As far as caregiver, I always make sure I take the time out to thank the woman that cares for my son, yes its day care and she is his teacher, but there is a level of compassion that comes from a "true" caregiver that is so easy to go unnoticed. I also thank the other women in my life that are like mothers to me, and its nice because Hallmark has cards that are just for people that are like moms or those that play special parts in the lives of individuals.

Sireen said...

Mother’s day is a very special day for me especially since I have been living far from my mother for the past 17 years.

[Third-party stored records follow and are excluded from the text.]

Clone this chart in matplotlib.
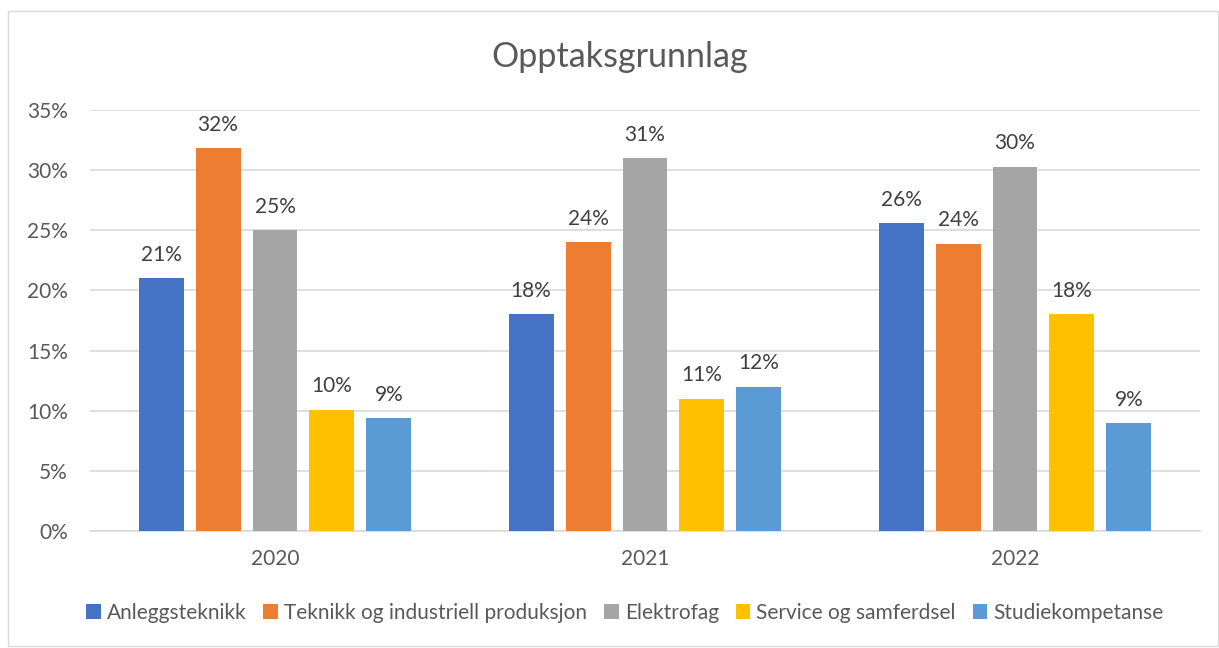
import matplotlib.pyplot as plt
import numpy as np
from matplotlib.patches import Rectangle

years = ["2020", "2021", "2022"]
series_names = ["Anleggsteknikk", "Teknikk og industriell produksjon", "Elektrofag",
                "Service og samferdsel", "Studiekompetanse"]
anlegg = [0.21, 0.18, 0.256]
teknikk = [0.318, 0.24, 0.239]
elektro = [0.25, 0.31, 0.303]
service = [0.101, 0.11, 0.18]
studie = [0.094, 0.12, 0.09]
labels = [["21%", "18%", "26%"], ["32%", "24%", "24%"], ["25%", "31%", "30%"],
          ["10%", "11%", "18%"], ["9%", "12%", "9%"]]
colors = ["#4472C4", "#ED7D31", "#A5A5A5", "#FFC000", "#5B9BD5"]

plt.rcParams['font.family'] = ['Lato', 'DejaVu Sans']
txt = "#595959"
fs = 15

fig = plt.figure(figsize=(12.19, 6.48), dpi=100)
fig.patches.append(Rectangle((8 / 1219, 2 / 648), 1210 / 1219, 635 / 648, transform=fig.transFigure,
                             fill=False, edgecolor="#d9d9d9", linewidth=1))
ax = fig.add_axes([90 / 1219, 117 / 648, 1110 / 1219, 421 / 648])

all_series = [anlegg, teknikk, elektro, service, studie]
x = np.arange(len(years))
step = 0.154
width = 0.1216
for i, (vals, c) in enumerate(zip(all_series, colors)):
    pos = x + (i - 2) * step
    ax.bar(pos, vals, width, color=c, label=series_names[i], zorder=3)
    for p, v, lab in zip(pos, vals, labels[i]):
        ax.text(p, v + 0.011, lab, ha="center", va="bottom", fontsize=fs, color="#404040")

ax.set_xlim(-0.5, 2.5)
ax.set_ylim(0, 0.35)
ax.set_yticks(np.arange(0, 0.351, 0.05))
ax.set_yticklabels([f"{int(round(t * 100))}%" for t in np.arange(0, 0.351, 0.05)])
ax.set_xticks(x)
ax.set_xticklabels(years)
ax.tick_params(axis="both", length=0, labelsize=fs, labelcolor=txt)
ax.tick_params(axis="x", pad=13)
ax.tick_params(axis="y", pad=16)
ax.grid(axis="y", color="#d9d9d9", linewidth=1.2, zorder=0)
for s in ["top", "right", "left"]:
    ax.spines[s].set_visible(False)
ax.spines["bottom"].set_color("#d9d9d9")
ax.spines["bottom"].set_linewidth(1.2)

fig.text(620 / 1219, 1 - 57 / 648, "Opptaksgrunnlag", ha="center", va="center", fontsize=24.5, color=txt)
fig.legend(loc="center", bbox_to_anchor=(625 / 1219, 1 - 613 / 648), ncol=5, frameon=False,
           fontsize=fs, labelcolor=txt, handlelength=0.7, handleheight=0.7,
           handletextpad=0.3, columnspacing=0.8)

fig.savefig("out.png", dpi=100)
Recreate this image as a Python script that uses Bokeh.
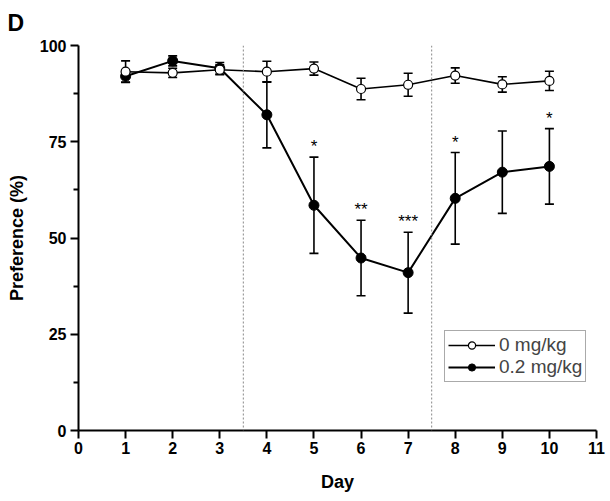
from bokeh.plotting import figure
from bokeh.models import (ColumnDataSource, Whisker, TeeHead, Span, Legend, LegendItem,
                          FixedTicker)
from bokeh.core.properties import value
from bokeh.embed import file_html
from bokeh.resources import INLINE

days = [1, 2, 3, 4, 5, 6, 7, 8, 9, 10]
ctrl_mean = [93.2, 92.9, 93.7, 93.2, 94.0, 88.7, 89.8, 92.2, 89.9, 90.8]
ctrl_sem = [2.8, 1.2, 1.3, 2.7, 1.7, 2.8, 3.0, 2.0, 2.0, 2.5]
drug_mean = [92.0, 96.0, 94.1, 82.0, 58.5, 44.8, 41.0, 60.3, 67.1, 68.6]
drug_sem = [1.5, 1.3, 1.5, 8.6, 12.5, 9.8, 10.5, 11.9, 10.7, 9.8]
star_days = [5, 6, 7, 8, 10]
star_text = ["*", "**", "***", "*", "*"]
x_ticks = list(range(0, 12))
y_ticks = [0, 25, 50, 75, 100]
y_minor = [12.5, 37.5, 62.5, 87.5]
phase_bounds = [3.5, 7.5]

FONT = "Liberation Sans"

ctrl = ColumnDataSource(dict(x=days, y=ctrl_mean,
                             up=[m + s for m, s in zip(ctrl_mean, ctrl_sem)],
                             lo=[m - s for m, s in zip(ctrl_mean, ctrl_sem)]))
drug = ColumnDataSource(dict(x=days, y=drug_mean,
                             up=[m + s for m, s in zip(drug_mean, drug_sem)],
                             lo=[m - s for m, s in zip(drug_mean, drug_sem)]))
idx = [days.index(d) for d in star_days]
stars = ColumnDataSource(dict(x=star_days, t=star_text,
                              y=[drug_mean[i] + drug_sem[i] + 2.7 for i in idx]))

p = figure(width=608, height=496, x_range=(0, 11), y_range=(0, 100),
           output_backend="svg", toolbar_location=None,
           min_border_left=78, min_border_right=12, min_border_top=45, min_border_bottom=66)
p.grid.visible = False
p.outline_line_color = None
p.background_fill_color = "white"

p.title.text = "D"
p.title.align = "left"
p.title.vertical_align = "top"
p.title.offset = -71
p.title.standoff = 16
p.title.text_font = FONT
p.title.text_font_style = "bold"
p.title.text_font_size = "23px"
p.title.text_color = "black"

for b in phase_bounds:
    p.add_layout(Span(location=b, dimension="height", line_color="#888888",
                      line_width=1, line_dash="2 2"))

# drug series
dl = p.line("x", "y", source=drug, line_color="black", line_width=2)
p.add_layout(Whisker(source=drug, base="x", upper="up", lower="lo", line_width=1.6,
                     line_color="black",
                     upper_head=TeeHead(size=9, line_width=1.6, line_color="black"),
                     lower_head=TeeHead(size=9, line_width=1.6, line_color="black")))
ds = p.scatter("x", "y", source=drug, size=10, fill_color="black", line_color="black")

# control series
cl = p.line("x", "y", source=ctrl, line_color="black", line_width=1.6)
p.add_layout(Whisker(source=ctrl, base="x", upper="up", lower="lo", line_width=1.6,
                     line_color="black",
                     upper_head=TeeHead(size=9, line_width=1.6, line_color="black"),
                     lower_head=TeeHead(size=9, line_width=1.6, line_color="black")))
cs = p.scatter("x", "y", source=ctrl, size=9, fill_color="white", line_color="black",
               line_width=1.2)

p.text("x", "y", text="t", source=stars, text_align="center", text_baseline="middle",
       text_font=value(FONT), text_font_size="17px", text_color="black")

# axes
p.xaxis.ticker = FixedTicker(ticks=x_ticks)
p.yaxis.ticker = FixedTicker(ticks=y_ticks, minor_ticks=y_minor)
for ax in (p.xaxis[0], p.yaxis[0]):
    ax.axis_line_width = 2
    ax.axis_line_color = "black"
    ax.major_tick_line_width = 2
    ax.major_tick_line_color = "black"
    ax.major_tick_out = 8
    ax.major_tick_in = 0
    ax.minor_tick_line_width = 2
    ax.minor_tick_line_color = "black"
    ax.minor_tick_out = 5
    ax.minor_tick_in = 0
    ax.major_label_text_font = FONT
    ax.major_label_text_font_style = "bold"
    ax.major_label_text_font_size = "16px"
    ax.major_label_text_color = "black"
    ax.major_label_standoff = 4
    ax.axis_label_text_font = FONT
    ax.axis_label_text_font_style = "bold"
    ax.axis_label_text_font_size = "18px"
    ax.axis_label_text_color = "black"
    ax.axis_label_standoff = 10
p.xaxis.minor_tick_out = 0
p.xaxis.major_label_standoff = 3
p.xaxis.axis_label_standoff = 15
p.xaxis.axis_label = "Day"
p.yaxis.axis_label = "Preference (%)"

legend = Legend(items=[LegendItem(label="0 mg/kg", renderers=[cl, cs]),
                       LegendItem(label="0.2 mg/kg", renderers=[dl, ds])],
                location=(366, 48), margin=0, padding=3, spacing=0,
                glyph_width=47, glyph_height=18, label_height=18, label_standoff=4,
                label_text_font=FONT, label_text_font_size="19px",
                border_line_color="#555555", border_line_width=1,
                background_fill_color="white", background_fill_alpha=1)
p.add_layout(legend)

open("out.html", "w").write(file_html(p, INLINE))
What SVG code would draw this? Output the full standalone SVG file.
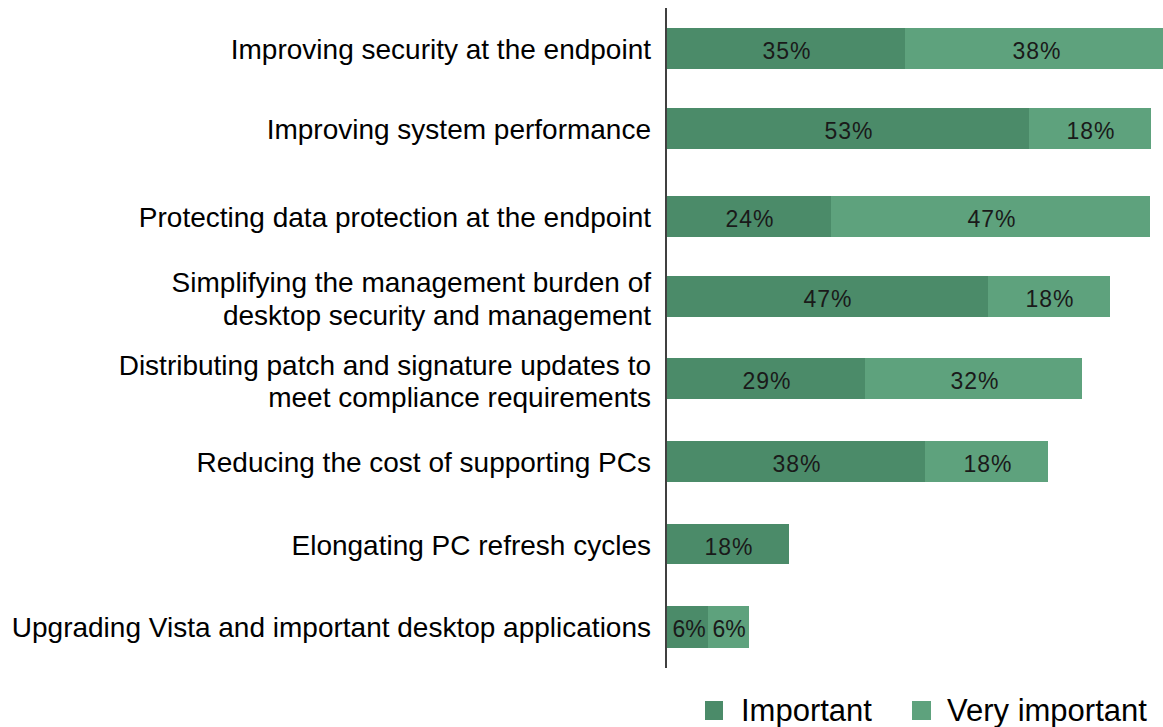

Also in my country we celebrate mother day in the fist day of spring, March 21 of every year and we always say, mothers are like the ground it brings life to her kids and she sees them bloom like the flowers in the spring. When I was young girl, I always save my allowance to buy my mother’s gift for mother’s day. One day I cam home late after school and my mother was so angry at my but I could not tell her that I was shopping around for her mother’s day gift I took the punishment without complain. This is my first mother’s day with my children after separation with my husband and it was very thoughtful because I woke up in the morning and I found that they wrote We love you mom with flower petals on my kitchen counter.
Sometimes you cannot find the right card to express your feelings to you mother or your caregiver so something new like what my kids did will be very thoughtful. In addition on mother’s day, I called all my friends who are mothers and wished them happy mother’s day. I told my kids to remember their baby sitter in NY and call her because she took care of them when I worked so she was like mother to them.